Short task
Locate the line that contains "Write the matplotlib code for this chart." and the line that contains "from matplotlib.patches import Rectangle". Copy both of them exactly, together with every line between them, and no others.

Given data
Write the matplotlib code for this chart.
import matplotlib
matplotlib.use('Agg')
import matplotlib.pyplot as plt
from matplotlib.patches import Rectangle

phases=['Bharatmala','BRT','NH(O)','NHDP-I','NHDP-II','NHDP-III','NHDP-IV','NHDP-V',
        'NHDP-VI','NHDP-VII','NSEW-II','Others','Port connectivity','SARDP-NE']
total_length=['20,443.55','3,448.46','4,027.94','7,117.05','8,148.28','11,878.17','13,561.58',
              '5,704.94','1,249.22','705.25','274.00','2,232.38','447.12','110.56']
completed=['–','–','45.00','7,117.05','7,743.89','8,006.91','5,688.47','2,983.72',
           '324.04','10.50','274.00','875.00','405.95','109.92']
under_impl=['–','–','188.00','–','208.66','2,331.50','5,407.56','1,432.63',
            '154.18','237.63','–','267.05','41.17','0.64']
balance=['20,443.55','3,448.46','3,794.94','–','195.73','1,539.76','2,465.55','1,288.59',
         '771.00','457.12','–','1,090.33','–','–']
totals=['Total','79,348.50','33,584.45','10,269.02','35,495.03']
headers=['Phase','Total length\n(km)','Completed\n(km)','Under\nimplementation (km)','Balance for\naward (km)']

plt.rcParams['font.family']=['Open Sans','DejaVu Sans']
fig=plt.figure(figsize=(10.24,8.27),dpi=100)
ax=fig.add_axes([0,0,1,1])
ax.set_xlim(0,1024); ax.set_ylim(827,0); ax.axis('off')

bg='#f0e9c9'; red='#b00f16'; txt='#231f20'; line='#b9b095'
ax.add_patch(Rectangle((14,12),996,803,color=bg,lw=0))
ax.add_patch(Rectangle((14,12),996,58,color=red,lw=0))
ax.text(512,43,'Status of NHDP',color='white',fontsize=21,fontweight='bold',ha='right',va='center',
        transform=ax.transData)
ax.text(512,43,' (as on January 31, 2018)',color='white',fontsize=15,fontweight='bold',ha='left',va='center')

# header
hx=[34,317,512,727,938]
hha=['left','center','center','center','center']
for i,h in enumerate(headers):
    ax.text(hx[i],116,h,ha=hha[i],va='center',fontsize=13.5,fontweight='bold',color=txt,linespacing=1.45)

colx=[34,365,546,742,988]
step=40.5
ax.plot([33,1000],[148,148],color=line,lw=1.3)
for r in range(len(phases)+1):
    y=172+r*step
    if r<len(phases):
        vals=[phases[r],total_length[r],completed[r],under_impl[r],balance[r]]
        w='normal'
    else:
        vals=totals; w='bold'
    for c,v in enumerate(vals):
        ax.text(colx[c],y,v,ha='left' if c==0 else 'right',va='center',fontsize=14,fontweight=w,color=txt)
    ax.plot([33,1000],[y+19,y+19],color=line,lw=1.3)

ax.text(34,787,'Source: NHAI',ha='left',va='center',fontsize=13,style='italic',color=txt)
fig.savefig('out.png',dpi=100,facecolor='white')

--

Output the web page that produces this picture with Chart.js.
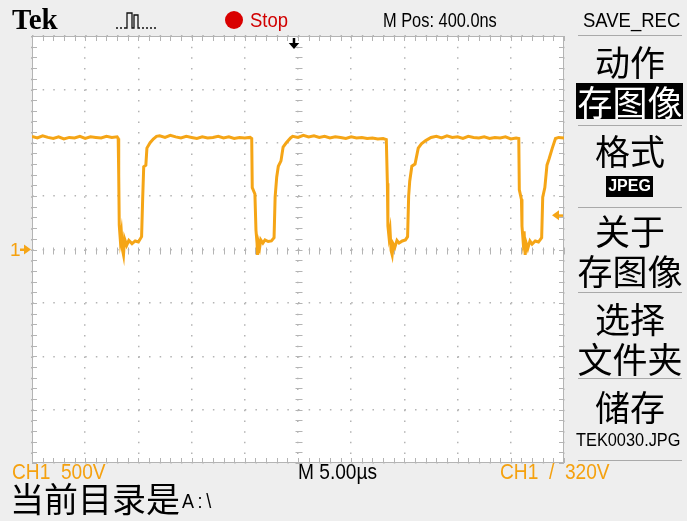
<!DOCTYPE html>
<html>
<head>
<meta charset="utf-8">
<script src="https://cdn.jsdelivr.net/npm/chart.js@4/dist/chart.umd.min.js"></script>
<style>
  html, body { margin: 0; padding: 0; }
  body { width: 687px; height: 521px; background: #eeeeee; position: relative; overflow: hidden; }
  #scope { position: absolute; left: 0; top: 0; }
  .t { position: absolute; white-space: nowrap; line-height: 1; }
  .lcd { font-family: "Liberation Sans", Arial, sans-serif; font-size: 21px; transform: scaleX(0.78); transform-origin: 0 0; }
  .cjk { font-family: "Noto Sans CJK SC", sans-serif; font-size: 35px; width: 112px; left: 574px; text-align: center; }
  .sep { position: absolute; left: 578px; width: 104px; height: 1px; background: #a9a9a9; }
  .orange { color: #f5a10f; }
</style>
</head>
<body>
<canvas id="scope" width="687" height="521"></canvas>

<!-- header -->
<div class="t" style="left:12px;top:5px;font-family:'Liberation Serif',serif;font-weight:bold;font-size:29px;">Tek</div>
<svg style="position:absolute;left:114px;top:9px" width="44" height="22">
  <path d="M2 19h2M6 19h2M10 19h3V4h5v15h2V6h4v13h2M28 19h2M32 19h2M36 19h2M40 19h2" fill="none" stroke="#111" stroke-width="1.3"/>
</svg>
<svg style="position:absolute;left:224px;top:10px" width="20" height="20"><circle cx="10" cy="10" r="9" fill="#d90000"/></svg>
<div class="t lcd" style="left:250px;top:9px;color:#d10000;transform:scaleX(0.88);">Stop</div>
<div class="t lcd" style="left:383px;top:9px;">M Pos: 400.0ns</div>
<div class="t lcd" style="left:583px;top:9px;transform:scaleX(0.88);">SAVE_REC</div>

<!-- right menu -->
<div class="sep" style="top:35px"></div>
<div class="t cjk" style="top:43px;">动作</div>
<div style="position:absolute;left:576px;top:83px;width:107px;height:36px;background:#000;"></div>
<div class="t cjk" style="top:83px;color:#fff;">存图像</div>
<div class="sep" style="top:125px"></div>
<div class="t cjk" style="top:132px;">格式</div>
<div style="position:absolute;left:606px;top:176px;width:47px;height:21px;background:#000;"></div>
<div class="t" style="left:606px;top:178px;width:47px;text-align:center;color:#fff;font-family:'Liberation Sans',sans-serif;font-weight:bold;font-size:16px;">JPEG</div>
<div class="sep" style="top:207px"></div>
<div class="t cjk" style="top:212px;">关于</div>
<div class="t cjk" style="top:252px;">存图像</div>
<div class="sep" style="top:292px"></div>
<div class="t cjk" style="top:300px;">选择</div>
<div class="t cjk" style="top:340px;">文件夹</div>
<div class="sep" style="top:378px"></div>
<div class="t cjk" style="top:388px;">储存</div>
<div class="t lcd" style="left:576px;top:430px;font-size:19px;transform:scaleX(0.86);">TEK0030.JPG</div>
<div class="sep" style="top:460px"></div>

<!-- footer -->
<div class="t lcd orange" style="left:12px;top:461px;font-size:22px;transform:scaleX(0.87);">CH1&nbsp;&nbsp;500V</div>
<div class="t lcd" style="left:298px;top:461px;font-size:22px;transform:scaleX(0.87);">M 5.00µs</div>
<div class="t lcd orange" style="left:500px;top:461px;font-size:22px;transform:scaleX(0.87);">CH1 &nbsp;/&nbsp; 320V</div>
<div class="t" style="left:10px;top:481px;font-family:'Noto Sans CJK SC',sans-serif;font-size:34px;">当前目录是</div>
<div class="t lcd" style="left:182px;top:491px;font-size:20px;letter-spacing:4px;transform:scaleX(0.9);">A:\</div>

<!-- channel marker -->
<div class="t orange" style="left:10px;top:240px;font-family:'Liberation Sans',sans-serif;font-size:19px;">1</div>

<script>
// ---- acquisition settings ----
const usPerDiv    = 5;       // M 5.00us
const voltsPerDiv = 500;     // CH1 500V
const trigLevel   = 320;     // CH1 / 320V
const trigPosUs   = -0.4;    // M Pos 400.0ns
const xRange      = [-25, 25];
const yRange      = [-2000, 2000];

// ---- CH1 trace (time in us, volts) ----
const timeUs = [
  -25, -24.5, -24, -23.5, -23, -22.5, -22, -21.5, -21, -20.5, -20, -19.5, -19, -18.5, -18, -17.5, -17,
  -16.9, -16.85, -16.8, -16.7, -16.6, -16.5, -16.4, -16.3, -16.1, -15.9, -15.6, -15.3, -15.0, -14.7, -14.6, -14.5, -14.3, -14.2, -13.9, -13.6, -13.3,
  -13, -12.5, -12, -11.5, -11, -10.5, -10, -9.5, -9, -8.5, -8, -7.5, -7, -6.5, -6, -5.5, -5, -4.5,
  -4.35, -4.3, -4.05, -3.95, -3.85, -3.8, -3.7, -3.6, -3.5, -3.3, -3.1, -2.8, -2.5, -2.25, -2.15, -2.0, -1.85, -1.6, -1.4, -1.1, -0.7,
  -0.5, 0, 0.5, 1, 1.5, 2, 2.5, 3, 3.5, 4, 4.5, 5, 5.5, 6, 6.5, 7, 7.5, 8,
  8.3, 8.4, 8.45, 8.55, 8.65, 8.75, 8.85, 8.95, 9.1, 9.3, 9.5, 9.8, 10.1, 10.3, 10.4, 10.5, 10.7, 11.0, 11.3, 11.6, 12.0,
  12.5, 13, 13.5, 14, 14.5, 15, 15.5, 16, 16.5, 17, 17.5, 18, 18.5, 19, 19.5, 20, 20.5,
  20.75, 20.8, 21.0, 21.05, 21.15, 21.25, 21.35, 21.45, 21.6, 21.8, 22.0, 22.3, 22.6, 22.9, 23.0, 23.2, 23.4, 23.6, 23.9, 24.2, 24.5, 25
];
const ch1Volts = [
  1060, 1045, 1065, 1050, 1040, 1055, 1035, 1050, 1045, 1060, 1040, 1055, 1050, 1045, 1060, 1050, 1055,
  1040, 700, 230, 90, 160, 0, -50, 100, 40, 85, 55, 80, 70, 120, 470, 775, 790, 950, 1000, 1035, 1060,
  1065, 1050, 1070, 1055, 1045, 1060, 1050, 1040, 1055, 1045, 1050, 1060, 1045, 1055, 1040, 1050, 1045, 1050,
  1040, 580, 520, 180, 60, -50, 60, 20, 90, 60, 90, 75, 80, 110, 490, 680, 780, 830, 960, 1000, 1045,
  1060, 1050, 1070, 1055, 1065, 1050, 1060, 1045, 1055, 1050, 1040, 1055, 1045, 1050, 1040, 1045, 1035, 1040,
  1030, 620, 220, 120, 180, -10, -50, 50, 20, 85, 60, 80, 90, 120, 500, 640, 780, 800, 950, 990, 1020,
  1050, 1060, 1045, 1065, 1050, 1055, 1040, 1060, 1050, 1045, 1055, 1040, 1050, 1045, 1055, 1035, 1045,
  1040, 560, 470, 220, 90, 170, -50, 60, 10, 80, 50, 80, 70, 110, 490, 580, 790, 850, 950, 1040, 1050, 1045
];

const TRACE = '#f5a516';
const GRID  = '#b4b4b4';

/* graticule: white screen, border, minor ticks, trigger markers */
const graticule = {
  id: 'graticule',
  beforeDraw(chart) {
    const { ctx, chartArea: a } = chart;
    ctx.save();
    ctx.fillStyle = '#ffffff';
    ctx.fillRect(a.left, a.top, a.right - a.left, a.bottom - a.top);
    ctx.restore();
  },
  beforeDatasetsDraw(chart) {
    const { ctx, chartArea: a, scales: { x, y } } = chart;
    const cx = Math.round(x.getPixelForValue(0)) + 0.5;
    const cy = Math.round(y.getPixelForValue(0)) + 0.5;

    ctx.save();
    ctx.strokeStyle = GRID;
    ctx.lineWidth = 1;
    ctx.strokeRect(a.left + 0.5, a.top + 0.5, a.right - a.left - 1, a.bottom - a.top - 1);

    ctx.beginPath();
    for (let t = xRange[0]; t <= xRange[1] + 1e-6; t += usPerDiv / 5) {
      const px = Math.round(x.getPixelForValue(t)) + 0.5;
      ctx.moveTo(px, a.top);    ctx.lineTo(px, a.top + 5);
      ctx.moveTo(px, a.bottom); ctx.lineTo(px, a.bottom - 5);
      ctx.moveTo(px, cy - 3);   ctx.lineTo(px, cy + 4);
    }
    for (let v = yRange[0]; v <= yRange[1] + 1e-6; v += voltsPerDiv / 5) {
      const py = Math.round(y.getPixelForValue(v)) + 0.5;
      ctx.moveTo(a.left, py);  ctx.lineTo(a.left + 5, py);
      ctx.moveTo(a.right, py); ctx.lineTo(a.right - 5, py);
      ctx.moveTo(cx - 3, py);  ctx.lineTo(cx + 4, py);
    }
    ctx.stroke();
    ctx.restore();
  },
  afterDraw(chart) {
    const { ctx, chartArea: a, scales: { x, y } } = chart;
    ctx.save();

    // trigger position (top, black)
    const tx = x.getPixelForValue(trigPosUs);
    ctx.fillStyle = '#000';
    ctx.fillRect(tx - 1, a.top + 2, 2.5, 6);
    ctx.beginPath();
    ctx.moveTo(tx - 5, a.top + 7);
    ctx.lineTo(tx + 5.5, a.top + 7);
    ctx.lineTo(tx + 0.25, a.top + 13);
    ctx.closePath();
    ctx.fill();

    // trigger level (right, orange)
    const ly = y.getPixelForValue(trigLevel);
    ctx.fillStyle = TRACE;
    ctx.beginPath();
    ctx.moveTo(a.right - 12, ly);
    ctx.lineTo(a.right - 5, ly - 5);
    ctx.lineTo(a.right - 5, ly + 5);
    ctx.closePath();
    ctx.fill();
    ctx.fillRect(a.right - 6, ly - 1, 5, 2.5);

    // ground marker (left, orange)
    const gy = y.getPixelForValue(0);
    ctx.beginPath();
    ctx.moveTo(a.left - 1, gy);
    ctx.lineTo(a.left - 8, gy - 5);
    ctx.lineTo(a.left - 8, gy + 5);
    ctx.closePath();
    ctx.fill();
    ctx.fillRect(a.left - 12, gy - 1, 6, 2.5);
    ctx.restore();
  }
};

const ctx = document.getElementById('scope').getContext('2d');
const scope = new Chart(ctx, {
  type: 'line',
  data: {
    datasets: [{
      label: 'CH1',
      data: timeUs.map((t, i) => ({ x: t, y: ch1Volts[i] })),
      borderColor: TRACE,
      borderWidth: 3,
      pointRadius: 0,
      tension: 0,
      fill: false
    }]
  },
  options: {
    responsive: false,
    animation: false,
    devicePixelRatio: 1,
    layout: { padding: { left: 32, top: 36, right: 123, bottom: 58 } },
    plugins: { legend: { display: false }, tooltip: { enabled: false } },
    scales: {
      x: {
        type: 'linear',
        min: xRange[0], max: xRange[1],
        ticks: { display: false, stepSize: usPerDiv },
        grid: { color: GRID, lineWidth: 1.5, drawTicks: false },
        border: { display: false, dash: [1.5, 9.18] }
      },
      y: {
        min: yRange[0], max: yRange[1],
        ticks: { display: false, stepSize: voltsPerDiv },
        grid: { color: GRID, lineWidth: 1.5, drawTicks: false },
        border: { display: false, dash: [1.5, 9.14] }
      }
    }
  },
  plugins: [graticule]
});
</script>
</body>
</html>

...

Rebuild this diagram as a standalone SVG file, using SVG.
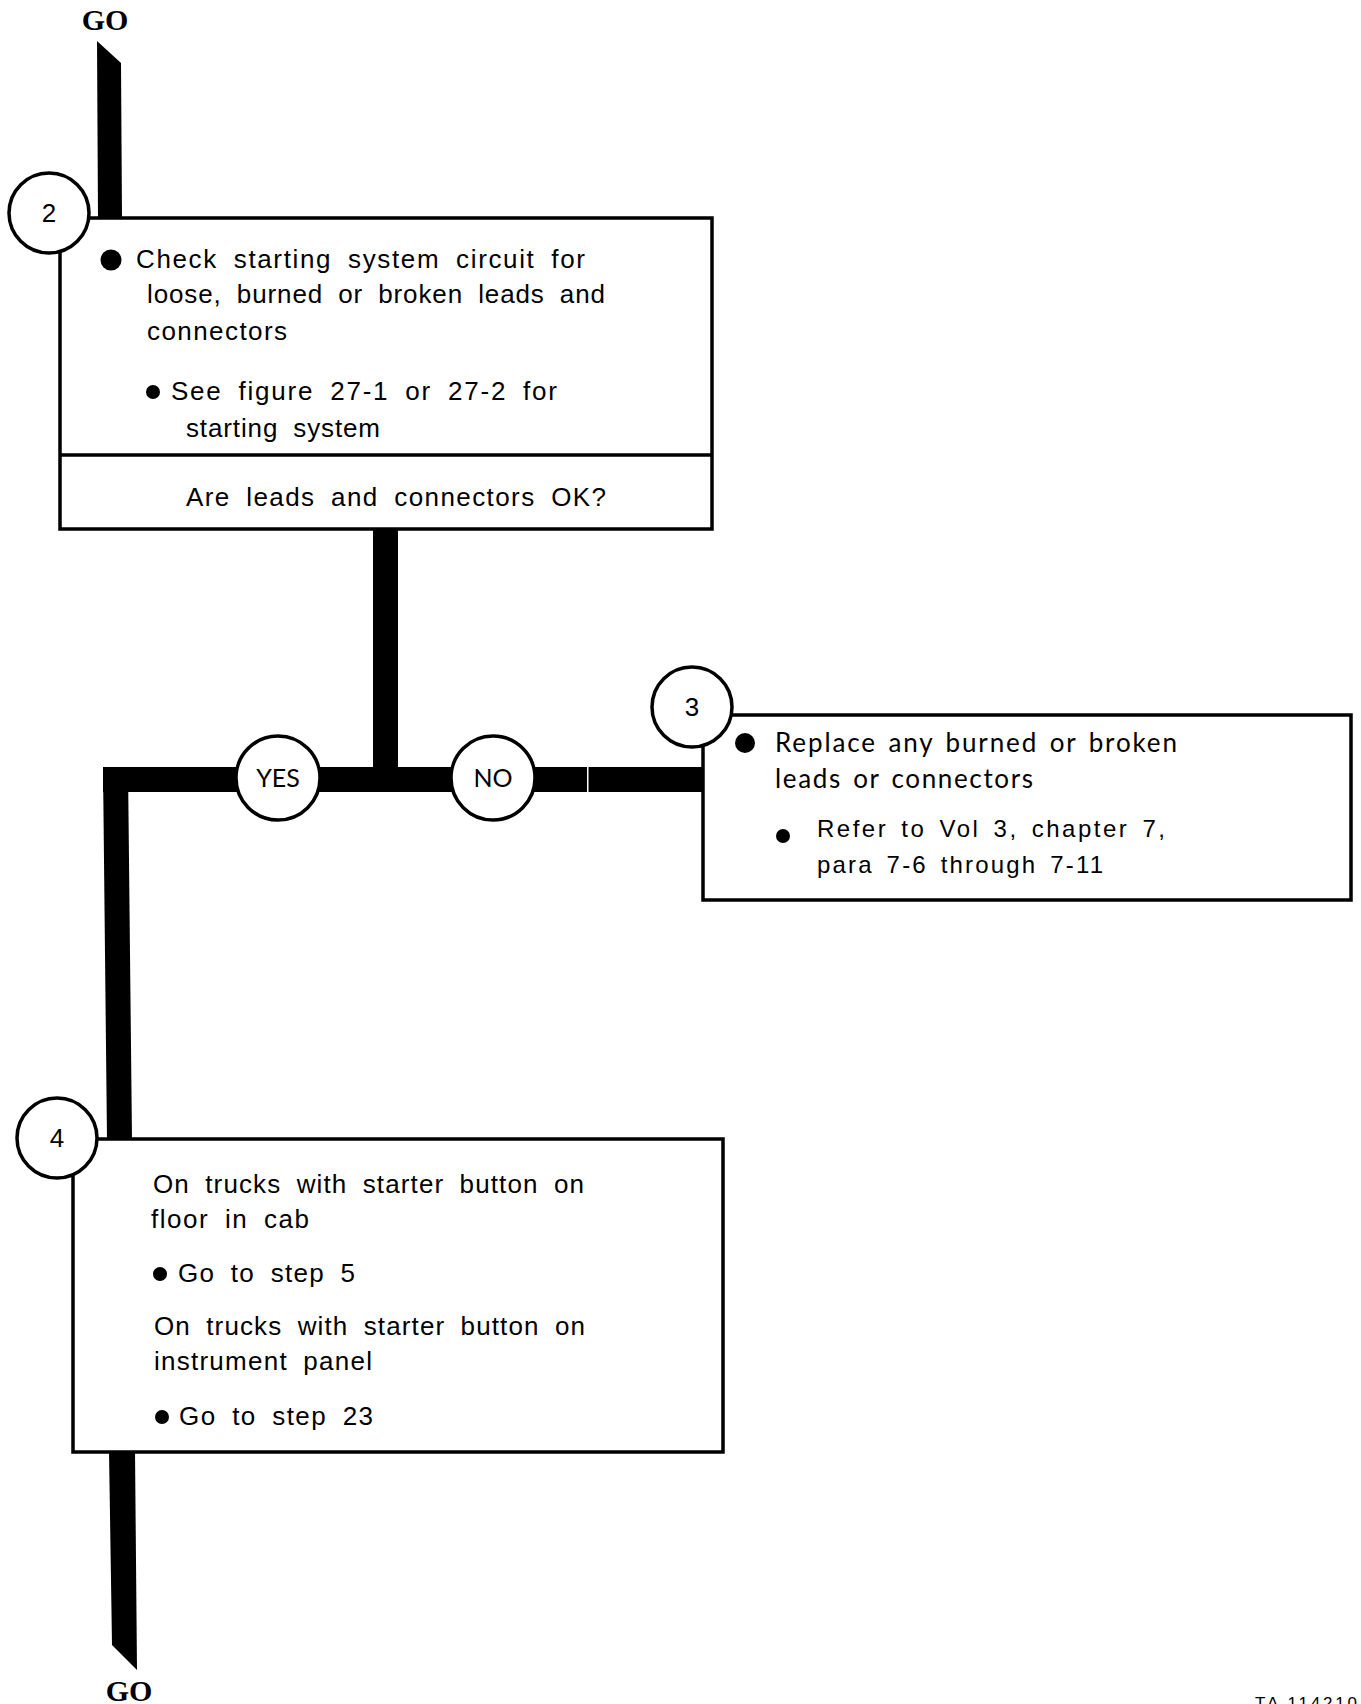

Final answer
Write the matplotlib code for this chart.
import matplotlib
matplotlib.use('Agg')
import matplotlib.pyplot as plt
from matplotlib.patches import Rectangle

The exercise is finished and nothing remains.